7. Dua tempat khalwah ini tampaknya berada di satu tempat
dengan satu papan penanda, dan masing-masingnya adalah milik Syaikh ‘Abdur
Rahman bin Sin (?) dan putranya Syaikh Muhammad Shalih. Tentang kedua tokoh ini
juga belum diketahui, namun inskripsi menyebutkan Syaikh yang shalih ‘Abdur
Rahman dikenal atau digelar dengan “Faqih Al-Qubbah”. Faqih berarti ahli fiqh
(hukum Islam), dan qubbah adalah kubah masjid.

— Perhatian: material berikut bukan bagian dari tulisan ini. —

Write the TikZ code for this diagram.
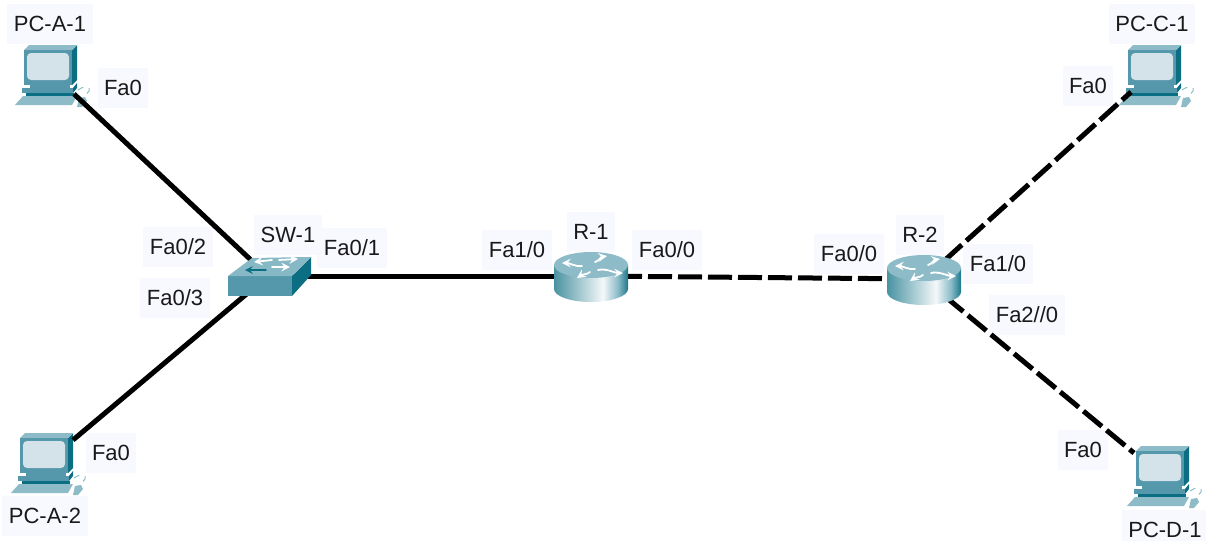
\documentclass[tikz,border=0pt]{standalone}
\usepackage{fontspec}
\setmainfont{Liberation Sans}
\usetikzlibrary{calc}
\usetikzlibrary{arrows}

\definecolor{fondetiq}{HTML}{F8F8FF}
\definecolor{tealclair}{HTML}{8DBCC8}
\definecolor{tealmoyen}{HTML}{5597AB}
\definecolor{tealfonce}{HTML}{0C6E83}
\definecolor{ecran}{HTML}{D3E3E9}

\tikzstyle{etiq}    =[fill=fondetiq, font=\fontsize{11}{13}\selectfont, text=black!90, inner xsep=3.25pt, inner ysep=0pt, minimum height=20pt]
\tikzstyle{cable}   =[line width=2.5pt, line cap=butt, black]
\tikzstyle{cablept} =[cable, dash pattern=on 12pt off 3pt, dash phase=1.5pt]
\tikzstyle{fleche}  =[white, line width=0.9pt, line cap=round, -stealth]

\pgfdeclarehorizontalshading{corpsrouteur}{100bp}{color(0bp)=(tealfonce!75); color(25bp)=(tealfonce!75); color(58bp)=(white!90!tealclair); color(68bp)=(tealclair); color(76bp)=(tealfonce); color(100bp)=(tealfonce)}

\begin{document}
\begin{tikzpicture}[x=0.5pt,y=-0.5pt]

\clip (0,0) rectangle (1206,541);
\fill[white] (0,0) rectangle (1206,541);

%%%%%%%%%%%%%%%%%%%%%%%%
%Etiquettes
%%%%%%%%%%%%%%%%%%%%%%%%

\node[etiq] (lblPCA1) at (50,24) {PC-A-1};
\node[etiq] (lblPCA2) at (45,516) {PC-A-2};
\node[etiq] (lblPCC1) at (1152,24) {PC-C-1};
\node[etiq] (lblPCD1) at (1165,530) {PC-D-1};
\node[etiq] (lblSW1) at (288,235) {SW-1};
\node[etiq] (lblR1) at (591,232) {R-1};
\node[etiq] (lblR2) at (920,235) {R-2};

\node[etiq] (portA1) at (123,88) {Fa0};
\node[etiq] (portA2) at (111,453) {Fa0};
\node[etiq] (portC1) at (1088,86) {Fa0};
\node[etiq] (portD1) at (1083,450) {Fa0};
\node[etiq] (portSWa) at (178,247) {Fa0/2};
\node[etiq] (portSWb) at (175,298) {Fa0/3};
\node[etiq] (portSWc) at (352,248) {Fa0/1};
\node[etiq] (portRa) at (517,250) {Fa1/0};
\node[etiq] (portRb) at (667,250) {Fa0/0};
\node[etiq] (portRc) at (849,254) {Fa0/0};
\node[etiq] (portRd) at (998,264) {Fa1/0};
\node[etiq] (portRe) at (1027,315) {Fa2//0};

%%%%%%%%%%%%%%%%%%%%%%%%
%PC (origine : coin haut gauche du moniteur)
%%%%%%%%%%%%%%%%%%%%%%%%

\foreach \x/\y in {24/47,20/435,1128/47,1136/448}{
\begin{scope}[shift={(\x,\y)}]
\fill[tealfonce] (48,3) -- (53,-2) -- (53,33) -- (48,38) -- cycle; %cote du moniteur
\fill[tealclair] (0,3) -- (5,-2) -- (53,-2) -- (48,3) -- cycle; %dessus du moniteur
\fill[tealmoyen] (0,3) rectangle (48,38); %face avant
\fill[ecran, rounded corners=2pt] (3,6) rectangle (45,33); %ecran
\fill[tealmoyen] (6,38) rectangle (46,41); %pied
\fill[tealmoyen] (-2,41) -- (49,41) -- (49,46) -- (-2,46) -- cycle; %socle
\fill[tealfonce] (49,41) -- (53,36) -- (53,41) -- (49,46) -- cycle;
\fill[tealfonce] (2,46) rectangle (50,49);
\fill[tealclair] (-9,58) -- (-1,49) -- (53,49) -- (48,58) -- cycle; %clavier
\fill[tealclair] (55,51) -- (61,50) -- (63,54) -- (58,60) -- (53,60) -- cycle; %souris
\draw[tealclair, line width=0.5pt, dashed] (54,43) .. controls (58,39) and (68,39) .. (65,44) .. controls (62,48) and (60,48) .. (59,51);
\end{scope}
}

%%%%%%%%%%%%%%%%%%%%%%%%
%Points d'attache des cables
%%%%%%%%%%%%%%%%%%%%%%%%

\coordinate (PCA1) at (74,94);
\coordinate (PCA2) at (73,440);
\coordinate (PCC1) at (1131,92);
\coordinate (PCD1) at (1134,453);
\coordinate (SW1) at (268,276);
\coordinate (R1) at (591,276);
\coordinate (R2) at (924,279);

\draw[cable] (PCA1)--(SW1);
\draw[cable] (PCA2)--(SW1);
\draw[cable] (SW1)--(R1);
\draw[cablept] (R1)--(R2);
\draw[cablept] (R2)--(PCC1);
\draw[cablept] (R2)--(PCD1);

%%%%%%%%%%%%%%%%%%%%%%%%
%Switch
%%%%%%%%%%%%%%%%%%%%%%%%

\begin{scope}
\fill[tealmoyen] (228,276) rectangle (292,296); %face avant
\fill[tealfonce] (292,276) -- (311,257) -- (311,275) -- (292,296) -- cycle; %cote
\fill[tealclair!90!tealmoyen] (228,276) -- (252,258) -- (311,257) -- (292,276) -- cycle; %dessus
\draw[fleche] (272,260)--(254,262);
\draw[fleche] (279,260)--(298,259);
\draw[tealfonce, line width=0.7pt, line cap=round, -stealth] (266,270)--(245,270);
\draw[fleche] (272,267)--(290,267);
\end{scope}

%%%%%%%%%%%%%%%%%%%%%%%%
%Routeurs (origine : centre du dessus)
%%%%%%%%%%%%%%%%%%%%%%%%

\foreach \x/\y in {591/265,924/268}{
\begin{scope}[shift={(\x,\y)}]
\shade[shading=corpsrouteur] (-37,0) -- (-37,24) arc[start angle=180, end angle=0, x radius=37, y radius=13] -- (37,0) -- cycle; %corps
\fill[tealclair] (0,0) ellipse [x radius=37, y radius=13]; %dessus
\draw[fleche] (-9,1) .. controls (-15,2) and (-22,-2) .. (-29,-2);
\draw[fleche] (4,-3) .. controls (8,-4) and (10,-8) .. (16,-9);
\draw[fleche] (7,5) .. controls (15,3) and (24,8) .. (32,8);
\draw[fleche] (-1,7) .. controls (-5,10) and (-8,9) .. (-14,13);
\end{scope}
}

\end{tikzpicture}
\end{document}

Atau apa mungkin yang dimaksud
adalah Qubbah Ash-Shakhrah di Baitul Maqdis juga, Wa-Llahu A’lam. Barangkali
saya boleh berasumsi bahwa gelar Faqih Al-Qubbah ditabalkan kepada Syaikh
‘Abdur Rahman adalah karena ia selalu mengajar, memberi fatwa dan mengadili di
bawah kubah sebuah masjid (Masjid Baitur Rahman?). Terlepas dari itu, yang
jelas, gelar Faqih Al-Qubbah telah menunjukkan bahwa ia seorang tokoh utama
yang menjadi rujukan dalam Kerajaan Aceh Darussalam dan juga seorang ulama
sufi. Sayang sekali, nama ayahnya tidak dapat dimuat secara lengkap pada ukiran
tersebut dan hanya disingkat dengan huruf “Sin”. Sementara tentang putranya,
Muhammad Shalih, juga dapat diyakini sebagai seorang ulama sufi yang telah
mengikuti jejak ayahnya sekalipun untuknya tidak disebutkan gelar keilmuan
sebagaimana ayahnya yang “Faqih Al-Qubbah”.
Demikian komentar sementara dan singkat mengenai kedua ukiran
yang terdapat dalam Rumoh Aceh di Museum Negeri Aceh, Banda Aceh, ini. Berbagai
tambahan lain serta perbaikan akan diterlihat dalam suntingan.